[Gloucs] A word of warning

Maximillian Murphy m at de-minimis.co.uk
Sun Oct 22 02:41:40 BST 2006


Am 28.08.2006 um 08:47 schrieb David & Sharon:

> Why is it that when things are going well, human beings have a  
> desire to change them and end up messing up.
>
> I had a perfectly good Suse 10.1 system running, had loaded all the  
> mp3 libs and w32 codecs for a nice stable multimedia o/s. I could  
> send and receive e-mails, read news feeds and whilst doing that  
> listen to my mp3 collection.  If I wanted to play at messing up, I  
> had a kanotix/knoppix/debian partition (hda1) to play with, which  
> could be reloaded whenever I wanted, with whatever I wanted to play  
> with next.
>
> So *Why* did I listen to my son, "Can we put windows on please  
> Daddy?" After lots of cajoling, I decided to go ahead and let  
> windows take hda1, format it fat32 and install itself. Put in  
> Kanotix disc, chroot to my Suse partition - which had unexpectedly  
> gone(?!!), no that's ok, the drive number has changed, it's still  
> there but hda6 instead of 5. I tried editing Fstab to reflect the  
> change and re-run Grub-install, which complained about the disc  
> being really messed up and refused to do anything. Ok all is not  
> lost, had an old copy of Partition magic to run in the newly  
> installed windoze, which told me that I had no partitions and the  
> whole drive was Fat32(!?)
>
> Next step, re-install Suse, which then told me that my hdb (backup  
> disc) was messed up before crashing due to accumulated muck on the  
> cd's (perhaps). I found a spare partition and put on a copy of  
> Mandriva to give me the essentials, whilst washing the Suse cd set  
> and continuing to try and install.
>
> I now keep getting "DMA switched off" messages on boot and having  
> reloaded Suse, it takes twice as long to boot as it is trying to  
> access hdb as a linux formatted disc when it is fat32, despite my  
> having tried to tell it how it is formatted.
>
> I think there ought to be a moral here somewhere but 'steer well  
> clear of windoze' is as good as any I can think of.
>
> David

Long delayed response, I know, but the solution I use when I want to  
muck about with another OS is to put it on a completely different  
drive.  I install the hard drives in caddies that slot into the front  
of my machine, so I can pull out the hard drive and put in another in  
a matter of seconds without ever having to open the box.  It's just  
like taking a drawer out of a compactum.

I have never noticed a performance hit, but if you like I can run  
some tests with the HDD connected directly versus going through the  
drawer system.

Mine are made by "www.vipower.com".  Look for "mobile racks".  You  
need an outer frame, which fits into a 5 1/2" drive slot on your  
machine, and as many "inner frames" i.e. caddies as you have hard  
drives.  The outer frame is usually sold bundled with one inner.  I  
can't remember which UK distributor I used, but it was done on an ad- 
hoc basis with e-mail and a cheque in the post.  I pay about 5 GBP  
per inner frame and 15 GBP per outer frame (I use these a lot).  You  
can pay much more though depending on brand and whether you care  
about the frame being plastic versus aluminium (better cooling, and  
heat kills drives) and other such refinements.

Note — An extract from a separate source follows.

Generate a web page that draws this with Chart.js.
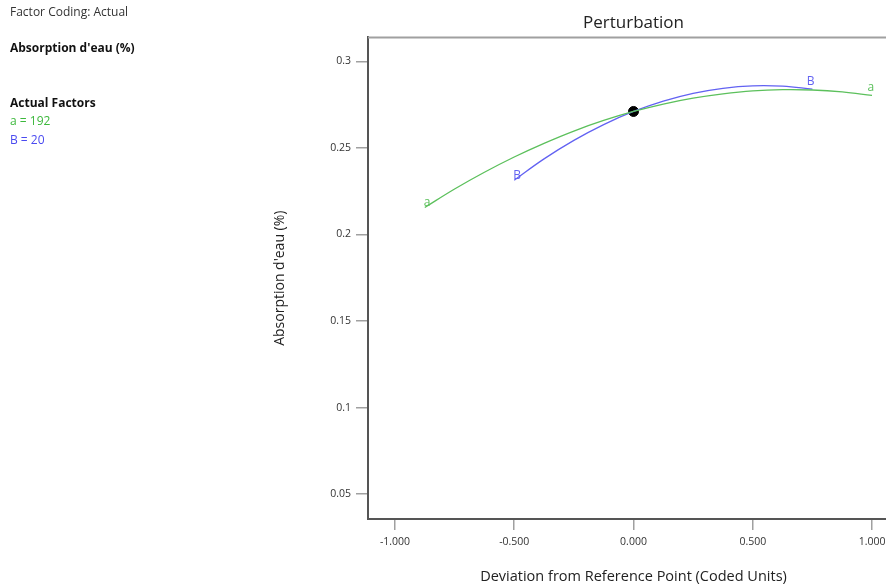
<!DOCTYPE html>
<html>
<head>
<meta charset="utf-8">
<script src="https://cdn.jsdelivr.net/npm/chart.js@4"></script>
<style>
  body { margin: 0; overflow: hidden; background: #fff; font-family: "Open Sans", sans-serif; }
  #wrap { position: relative; width: 886px; height: 588px; overflow: hidden; }
  canvas { position: absolute; left: 0; top: 0; }
  .info { position: absolute; left: 10px; font-size: 12px; color: #333; line-height: 14px; }
  .bold { font-weight: bold; color: #111; }
</style>
</head>
<body>
<div id="wrap">
  <canvas id="perturbation" width="905" height="588"></canvas>
  <div class="info" style="top:5px">Factor Coding: Actual</div>
  <div class="info bold" style="top:41px">Absorption d'eau (%)</div>
  <div class="info bold" style="top:96px">Actual Factors</div>
  <div class="info" style="top:114px;color:#3cb83c">a = 192</div>
  <div class="info" style="top:133px;color:#4a4af0">B = 20</div>
</div>
<script>
// factor a (green) - deviation from reference point and response
var devA = [-0.875, -0.75, -0.625, -0.5, -0.375, -0.25, -0.125, 0, 0.125, 0.25, 0.375, 0.5, 0.625, 0.75, 0.875, 1.0];
var respA = [0.2156, 0.2263, 0.2360, 0.2448, 0.2527, 0.2598, 0.2659, 0.2711, 0.2754, 0.2788, 0.2813, 0.2830, 0.2837, 0.2835, 0.2824, 0.2804];

// factor B (blue)
var devB = [-0.5, -0.375, -0.25, -0.125, 0, 0.125, 0.25, 0.375, 0.5, 0.625, 0.75];
var respB = [0.2314, 0.2437, 0.2544, 0.2635, 0.2711, 0.2771, 0.2816, 0.2845, 0.2859, 0.2857, 0.2840];

// reference point
var refX = 0;
var refY = 0.2711;

var xTicks = [-1, -0.5, 0, 0.5, 1];
var yTicks = [0.05, 0.1, 0.15, 0.2, 0.25, 0.3];

function toPoints(xs, ys) {
    return xs.map(function (x, i) { return { x: x, y: ys[i] }; });
}

// frame around plot + end labels on the curves
var framePlugin = {
    id: "frame",
    afterDatasetsDraw: function (chart) {
        var ctx = chart.ctx;
        var a = chart.chartArea;
        ctx.save();
        ctx.strokeStyle = "#a0a0a0";
        ctx.lineWidth = 2;
        ctx.beginPath();
        ctx.moveTo(a.left, a.top);
        ctx.lineTo(a.right, a.top);
        ctx.lineTo(a.right, a.bottom);
        ctx.stroke();

        ctx.font = "12px 'Open Sans', sans-serif";
        ctx.textBaseline = "bottom";
        [0, 1].forEach(function (di) {
            var meta = chart.getDatasetMeta(di);
            var ds = chart.data.datasets[di];
            var first = meta.data[0];
            var last = meta.data[meta.data.length - 1];
            ctx.fillStyle = ds.borderColor;
            ctx.textAlign = "left";
            ctx.fillText(ds.label, first.x - 1, first.y + 1);
            ctx.textAlign = "right";
            ctx.fillText(ds.label, last.x + 2, last.y - 2);
        });
        ctx.restore();
    }
};

new Chart(document.getElementById("perturbation").getContext("2d"), {
    type: "scatter",
    data: {
        datasets: [
            {
                label: "a",
                data: toPoints(devA, respA),
                showLine: true,
                borderColor: "#5cc05c",
                borderWidth: 1.3,
                pointRadius: 0,
                tension: 0.4,
            },
            {
                label: "B",
                data: toPoints(devB, respB),
                showLine: true,
                borderColor: "#6262f2",
                borderWidth: 1.3,
                pointRadius: 0,
                tension: 0.4,
            },
            {
                label: "ref",
                data: [{ x: refX, y: refY }],
                pointRadius: 5,
                backgroundColor: "#000",
                borderColor: "#000",
            },
        ],
    },
    options: {
        responsive: false,
        animation: false,
        layout: { padding: { left: 265, right: 0, top: 0, bottom: 0 } },
        plugins: {
            legend: { display: false },
            tooltip: { enabled: false },
            title: {
                display: true,
                text: "Perturbation",
                fullSize: false,
                color: "#222",
                font: { family: "'Open Sans', sans-serif", size: 17, weight: "normal" },
                padding: { top: 13, bottom: 4 },
            },
        },
        scales: {
            x: {
                type: "linear",
                min: -1.113,
                max: 1.113,
                afterFit: function (s) { s.height = 69; },
                afterBuildTicks: function (s) {
                    s.ticks = xTicks.map(function (v) { return { value: v }; });
                },
                grid: { drawOnChartArea: false, drawTicks: true, tickLength: 11, color: "#a0a0a0", lineWidth: 1.5 },
                border: { display: true, color: "#555", width: 2 },
                ticks: {
                    padding: 6,
                    color: "#333",
                    font: { family: "'Open Sans', sans-serif", size: 10.5 },
                    callback: function (v) { return Number(v).toFixed(3); },
                },
                title: {
                    display: true,
                    text: "Deviation from Reference Point (Coded Units)",
                    color: "#222",
                    font: { family: "'Open Sans', sans-serif", size: 14.5 },
                    padding: { top: 0, bottom: 2 },
                },
            },
            y: {
                type: "linear",
                min: 0.0356,
                max: 0.3139,
                afterFit: function (s) { s.width = 103; },
                afterBuildTicks: function (s) {
                    s.ticks = yTicks.map(function (v) { return { value: v }; });
                },
                grid: { drawOnChartArea: false, drawTicks: true, tickLength: 12, color: "#a0a0a0", lineWidth: 1.5 },
                border: { display: true, color: "#555", width: 2 },
                ticks: {
                    padding: 5,
                    color: "#333",
                    font: { family: "'Open Sans', sans-serif", size: 10.5 },
                    callback: function (v) { return String(Math.round(v * 100) / 100); },
                },
                title: {
                    display: true,
                    text: "Absorption d'eau (%)",
                    color: "#222",
                    font: { family: "'Open Sans', sans-serif", size: 14 },
                    padding: { top: 7, bottom: 0 },
                },
            },
        },
    },
    plugins: [framePlugin],
});
</script>
</body>
</html>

The vipower cases come with a choice of a button or a key for  
releasing the drive.  Do specify which you want when putting in your  
order.  If you lose the key it's worth knowing that all the vipower  
keys are identical, so you don't need to rip apart the case to  
recover your drive.  Just order another case with a key.  At least,  
that's true for all I've bought so far and no, I haven't lost any  
keys yet!

Having different partitions for "home" and the rest of the system  
takes on a new bent:  I have 4Gb drives that contain nothing other  
than operating systems, and I have drives that contain my precious / 
home data.  Moving OS drives between computers doesn't usually work,  
maybe because I'm too lazy to find out which kernel modules are  
needed for both systems.  But all other types of hard drive swaps are  
easy and convenient.

Regards, Max
------------
Boxen: AMD 64/x86*4/G3/G4
OS: Gentoo, Debian, OSX, Win 98, 2000
Mapping:  Variable because of cold-swapping hard drives.